If it were indeed all a result of benchings, how many benchings would it take? Regressing to the mean a bit, suppose the 127 hitters in the sample had talent of about .290. The difference between .290 and .463 in 127 AB is the difference between 37 hits and 59 hits. That means 22 hits need to be explained by benchings. How many benchings would that take? More than 22 (because some of the benched guys might have passed .300 anyway in later AB.) Maybe we can take 31 as an estimate ... if those 31 weren't benched, 9 would have got a hit next time up, staying at .300, and 22 would make an out, dropping back below .300.

Or, what's the farthest we can go without statistical significance? Two SDs of batting average in 127 AB is about .080, or 10 hits. If, by random chance, the hitters were 2 SD better than normal in those situations, then there's only 12 hits left to explain, and only about 17 benchings are required.

(You can probably go even a bit lower if you take into account that some of the 127 PA were walks, meaning the .463 is based on less than 127 AB. UPDATE: David Pinto finds that it could have been 57-for-123.)

Is 31 benchings out of 127 batters reasonable? Is 17 benchings reasonable?

I don't know, but benchings can't be that rare. In 1980, I remember Bobby Mattick sitting Alvis Woods after he got to .300 in the last game (I can't find a reference, but the box score confirms my memory, for what that's worth). And, yesterday's NYT article actually mentions a more recent case (but doesn't seem to realize the implication for the study's findings):

"Five years ago, in a meaningless 162nd game against the Yankees, [David] Ortiz entered batting .299 for the season; he struck out in the first inning to drop to .298 and walked in the third, knowing he still had a few more chances to swing for .300.

One inning later, Ortiz singled to reach .300. He batted one more time in the sixth — he walked, refusing to swing at anything that might result in an out — and was, because of the statistical awareness of Manager Terry Francona, replaced on the bases to make sure that .300 season average would last forever."


So I'm skeptical. I guess we have to wait for the study, by Devin Pope and Uri Simonsohn, to come out to find out what's really going on. The Times says it's been accepted for publication in "Psychological Science", but not yet available.

Or, if anyone wants to reproduce the study, and check to see how many .300 hitters ended their seasons a couple of AB earlier than expected ...


UPDATE: commenter David N. kindly posted a link to the actual study.

If you look at the study, the authors actually show evidence that pinch-hitting is the cause!
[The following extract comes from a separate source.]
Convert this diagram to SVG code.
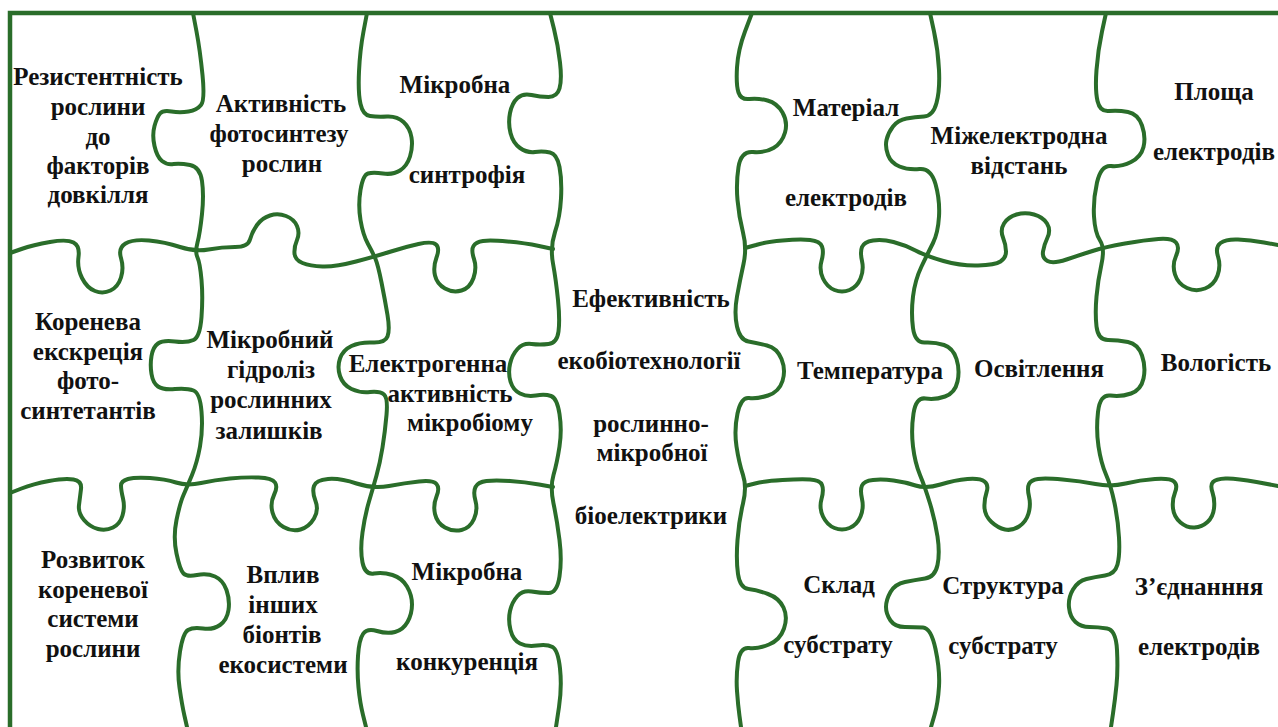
<svg xmlns="http://www.w3.org/2000/svg" width="1278" height="727" viewBox="0 0 1278 727">
<style>
.ln{fill:none;stroke:#2a6d2a;stroke-width:4;stroke-linecap:round;stroke-linejoin:round}
.fr{fill:none;stroke:#2a6d2a;stroke-width:4.5}
text{font-family:"Liberation Serif","Times New Roman",serif;font-weight:bold;font-size:25px;fill:#111;text-anchor:middle}
</style>
<rect width="1278" height="727" fill="#fff"/>
<g id="connectors">
<path class="fr" d="M10,727 V13 H1278"/>
<path class="ln" d="M193,13 L196.5,31.5 Q200,50 202.5,75 T201,105 T188.5,111.5 T171.5,111.5 T160,113.5 T154.5,126 T154.5,146 T162,161 T173.5,164 T190,165 T202,181 T202,214 T197.5,242.5 T197.5,257.5 T201.5,280 T201.5,317 T193.5,340 T175,341.5 T158,343.5 T151.5,356 T151.5,374 T158,386.5 T175,389 T193.5,390.5 T201.5,411.5 T200,446.5 T192,475 T183.5,495 T176.5,520 T176.5,553.5 T183.5,573.5 T197,575 T215,576.5 T226.5,590 T228.5,610 T220,625 T203,628.5 T188,630 T180,651.5 T179.5,687.5 T184.5,716 L187,727"/>
<path class="ln" d="M367,13 L363.5,31.5 Q360,50 359,71.5 T360.5,104 T370,116 T387,116.5 T403.5,122 T411.5,137.5 T410,156.5 T400,170.5 T383,173.5 T368,173.5 T360.5,190 T360.5,220 T368,244 T375.5,259 T381.5,282.5 T387.5,315 T387.5,336.5 T372.5,342.5 T351.5,346 T340,358.5 T340,376 T351.5,389 T370,392 T384,394.5 T386.5,415 T382.5,447.5 T376.5,475.5 T369,501.5 T362.5,532.5 T362.5,562.5 T374,573.5 T392.5,575 T407,586.5 T412,604.5 T407.5,622 T395,632 T377,631 T363,634 T358,656 T358.5,687.5 T363,715 L366,727"/>
<path class="ln" d="M550,13 L554,29 Q558,45 560,62.5 T559.5,88.5 T548.5,97 T531.5,95 T517.5,98 T510,113 T510.5,133 T520,148 T535,152 T550,152.5 T559.5,167 T561,198.5 T555,232 T553,263.5 T558,300 T558.5,331.5 T548.5,344 T531.5,344 T517.5,349 T510,364 T510.5,381.5 T520,393.5 T536,395.5 T551,396 T559.5,414 T559.5,446.5 T553.5,475 T553.5,503.5 T559.5,540 T559.5,576.5 T548.5,593 T531.5,591.5 T517.5,596 T510,611 T510.5,630 T520,643.5 T537,645.5 T552.5,647 T560,668.5 T559,707 L556,727"/>
<path class="ln" d="M752,13 L745,31.5 Q738,50 737,67.5 T738.5,92.5 T749.5,99 T767.5,100.5 T782.5,112.5 T785,132.5 T773.5,148 T753,152 T738.5,167 T737.5,200 T743,232.5 T743.5,264 T737,296.5 T737,326.5 T748.5,341.5 T767,345.5 T781.5,359 T782.5,381 T768,395.5 T749,398 T737.5,413.5 T736.5,446.5 T743,475 T743,503.5 T737.5,540 T738,574 T748.5,589 T768,594 T783.5,607.5 T784,628.5 T769,644.5 T749,648 T738,662 T737,691 T739.5,716 L741,727"/>
<path class="ln" d="M930,13 L934,31.5 Q938,50 939,70 T936.5,103 T924,116.5 T906.5,118.5 T893,126.5 T886.5,140 T888,155 T899.5,166.5 T919.5,169 T935.5,184 T939,216.5 T933,243 T921.5,266.5 T913,296.5 T913,328 T925,342.5 T944,345 T956.5,359 T957.5,381.5 T945,396.5 T925.5,398.5 T913.5,413.5 T913,446.5 T920,475 T930,503.5 T937.5,536.5 T937.5,565 T925,578.5 T905,582 T890.5,592 T886,607 T890.5,620.5 T905,627 T923,627.5 T935.5,649 T939,686.5 T934.5,715 L931,727"/>
<path class="ln" d="M1106,13 L1102,31.5 Q1098,50 1096.5,70 T1097.5,101 T1109,111 T1128,112 T1142,125.5 T1143.5,147 T1131,162 T1111,166 T1097,182.5 T1094,216.5 T1100,240.5 T1101.5,264 T1096.5,296.5 T1096.5,326.5 T1108,340 T1128,342 T1142,355.5 T1143.5,378.5 T1131,393.5 T1110.5,395.5 T1098,412 T1098.5,446.5 T1106,474.5 T1114.5,503 T1119,537.5 T1117.5,564.5 T1105,575.5 T1086.5,579 T1073,589.5 T1069,607.5 T1075.5,622 T1089.5,627 T1107,628.5 T1117,650 T1116.5,685 T1113,713.5 L1111,727"/>
<path class="ln" d="M10,253 L21.5,249 Q33,245 50,242 T73.5,242.5 T78.5,257 T82,278 T95,291 T110.5,290.5 T121,277.5 T121,258 T125.5,243.5 T149,240.5 T180,247 T208.5,249.5 T235,247 T250,239.5 T257,225 T270,215.5 T286,216 T297,226 T297,240 T294.5,253.5 T302.5,263 T322.5,266.5 T356,261.5 T391,251.5 T418.5,244 T436,244.5 T436.5,257.5 T435,275.5 T445,288.5 T461.5,290.5 T473.5,278 T474,259 T473.5,246 T483,241 T507.5,241.5 T539,246 L553,249"/>
<path class="ln" d="M745,248 L756,245 Q765,242 782.5,240.5 T810,240 T822,246.5 T821.5,261 T823,278.5 T834.5,290 T849.5,290 T860.5,278.5 T862,261 T862,247 T873,240.5 T893.5,242 T915.5,250.5 T943.5,261 T978,265.5 T1000.5,261.5 T1006,251.5 T1003,237.5 T1004,223.5 T1016.5,214.5 T1034,214.5 T1047,223.5 T1047.5,237.5 T1043,251.5 T1047.5,261 T1066.5,259.5 T1092.5,251 T1125,243.5 T1158.5,239 T1176,242.5 T1176,256 T1175,274.5 T1187,288 T1205,288.5 T1217.5,275.5 T1218,256.5 T1220.5,243 T1238,239.5 T1264,242.5 L1278,245"/>
<path class="ln" d="M10,493 L21.5,488.5 Q33,484 49,481 T73.5,479.5 T81,489 T79,505 T84,520 T98,529 T113,527.5 T122.5,515.5 T123,498.5 T121,485.5 T128,479 T150,478 T176,482.5 T201,483 T230,478.5 T258.5,477.5 T275,482.5 T274,495 T272.5,512.5 T283.5,527 T300.5,529.5 T314,518.5 T315.5,501 T314,486 T328,479 T356.5,483.5 T389,486 T419,481.5 T436.5,484 T436.5,496.5 T435,514 T445,527.5 T461.5,530 T474,519 T475.5,501 T475.5,487 T486.5,481 T510,481 T539,484.5 L553,487"/>
<path class="ln" d="M745,486 L755,483.5 Q765,481 782.5,480 T810,479.5 T822,485 T821.5,499 T823,516.5 T834.5,528 T849.5,528 T860.5,516.5 T862,499 T862,485.5 T873,480 T893.5,480.5 T915.5,485.5 T940.5,484.5 T967.5,479 T984.5,481.5 T986.5,492.5 T984.5,508 T991.5,522 T1005,529.5 T1019,526.5 T1028.5,513.5 T1029,496.5 T1029,484 T1038,479 T1062.5,479.5 T1095.5,484 T1125.5,483.5 T1155,479 T1174,481.5 T1175,492.5 T1173,508.5 T1180.5,522.5 T1194.5,527.5 T1207.5,522 T1214,508.5 T1212.5,492.5 T1213,482 T1225.5,478.5 T1256.5,482 L1278,486"/>
</g>
<g id="node-resistance"><text x="98" y="85">Резистентність</text><text x="98" y="115">рослини</text><text x="98" y="145">до</text><text x="98" y="174">факторів</text><text x="98" y="203">довкілля</text></g>
<g id="node-photosynthesis"><text x="281" y="112">Активність</text><text x="279" y="142">фотосинтезу</text><text x="282" y="172">рослин</text></g>
<g id="node-syntrophy"><text x="455" y="93">Мікробна</text><text x="467" y="183">синтрофія</text></g>
<g id="node-center"><text x="651" y="307">Ефективність</text><text x="649" y="369">екобіотехнології</text><text x="651" y="432">рослинно-</text><text x="652" y="461">мікробної</text><text x="651" y="524">біоелектрики</text></g>
<g id="node-root-excretion"><text x="88" y="330">Коренева</text><text x="88" y="360">екскреція</text><text x="88" y="389">фото-</text><text x="88" y="419">синтетантів</text></g>
<g id="node-hydrolysis"><text x="270" y="348">Мікробний</text><text x="271" y="378">гідроліз</text><text x="271" y="408">рослинних</text><text x="269" y="439">залишків</text></g>
<g id="node-electrogenic"><text x="428" y="372">Електрогенна</text><text x="450" y="402">активність</text><text x="470" y="431">мікробіому</text></g>
<g id="node-root-development"><text x="93" y="568">Розвиток</text><text x="93" y="598">кореневої</text><text x="93" y="627">системи</text><text x="93" y="657">рослини</text></g>
<g id="node-biont-influence"><text x="283" y="583">Вплив</text><text x="283" y="613">інших</text><text x="282" y="643">біонтів</text><text x="283" y="673">екосистеми</text></g>
<g id="node-competition"><text x="467" y="580">Мікробна</text><text x="467" y="670">конкуренція</text></g>
<g id="node-electrode-material"><text x="846" y="116">Матеріал</text><text x="846" y="206">електродів</text></g>
<g id="node-interelectrode"><text x="1019" y="144">Міжелектродна</text><text x="1019" y="174">відстань</text></g>
<g id="node-electrode-area"><text x="1214" y="100">Площа</text><text x="1214" y="160">електродів</text></g>
<g id="node-temperature"><text x="870" y="379">Температура</text></g>
<g id="node-lighting"><text x="1039" y="377">Освітлення</text></g>
<g id="node-humidity"><text x="1216" y="371">Вологість</text></g>
<g id="node-substrate-composition"><text x="839" y="593">Склад</text><text x="838" y="653">субстрату</text></g>
<g id="node-substrate-structure"><text x="1003" y="594">Структура</text><text x="1003" y="654">субстрату</text></g>
<g id="node-electrode-connection"><text x="1199" y="595">З’єднанння</text><text x="1199" y="655">електродів</text></g>
</svg>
However, they didn't get the significance of that data.

In their "last scheduled plate appearance of the season", the average batter was pitch hit for 7 percent of the time.

But batters with a .298 or .299 average were pinch hit for only 4.1 percent of the time. Batters with .300 or .301 were pinch hit for 19.7 percent of the time.

And, most importantly, batters hitting exactly .300 were pinch hit for 34.3% of the time!

That basically confirms that the authors' results are likely to be the result of cherry-picking. If you're hitting .299, you get a chance to get a hit in your last AB to jump to .300. But if you're already hitting .300, you often don't get a chance to drop back to .299, getting an out in your last AB.

You know how when you looking for something you lost, you always find it in the last place you look? Well, the same thing applies here. When you're looking for .300, you find it with a hit in the last AB you take.


UPDATE: Over at "The Book," commenter Guy points out that I'm overstating the case a little bit. In computing the batting average, the study did ignore players who were pinch-hit for in their last game. However, it did *not* seem to ignore players who were pinch-run for, or replaced defensively before their next plate appearance. So the selective sampling issue remains.